S’ils sont autorisés à faire du bénévolat pendant les heures de travail, les collaborateurs se sentent responsabilisés, ce qui accroît leur engagement envers leur entreprise.

Peggy De Prins, professeure de gestion des ressources humaines à l’Antwerp Management School

La gestion durable des RH doit se faire dans les deux sens

Communiquer, communiquer et encore communiquer: c’est, selon Sofie Jacobs et Peggy De Prins, une tâche indispensable pour les managers s’ils veulent que la gestion durable des RH soit un succès. “Vous devez expliquer clairement à vos collaborateurs où vous voulez aller et pourquoi. S’ils ont leur mot à dire dans le processus de changement et qu’ils constatent que l’on tient compte de leurs suggestions, ils adhéreront plus facilement au narratif de leur entreprise.”

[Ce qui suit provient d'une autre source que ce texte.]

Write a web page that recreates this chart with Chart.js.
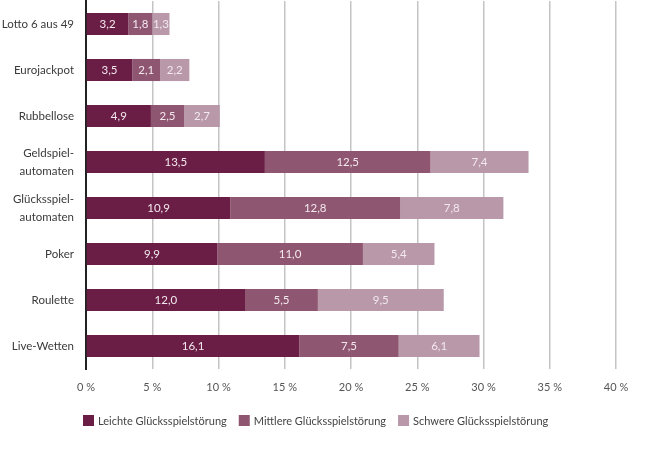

La réciprocité d’une gestion durable des RH vaut aussi pour les collaborateurs qui quittent l’entreprise. “Discutez ouvertement avec eux et veillez à ce que leur départ se passe le mieux possible”, conseille Sofie Jacobs. “Tâchez d’appliquer les principes de durabilité dans la gestion de la fin de leur contrat, car ils resteront des ambassadeurs de votre entreprise.” Et Peggy De Prins de conclure: “La durabilité dans les relations professionnelles ne signifie pas qu’employeur et employés ne peuvent jamais se dire au revoir. Dans une carrière gérée selon les principes des RH durables, les collaborateurs peuvent évoluer au sein de leur entreprise de manière à rester employables tout au long de leur carrière, et utiliser tout leur potentiel pour contribuer à un monde meilleur.”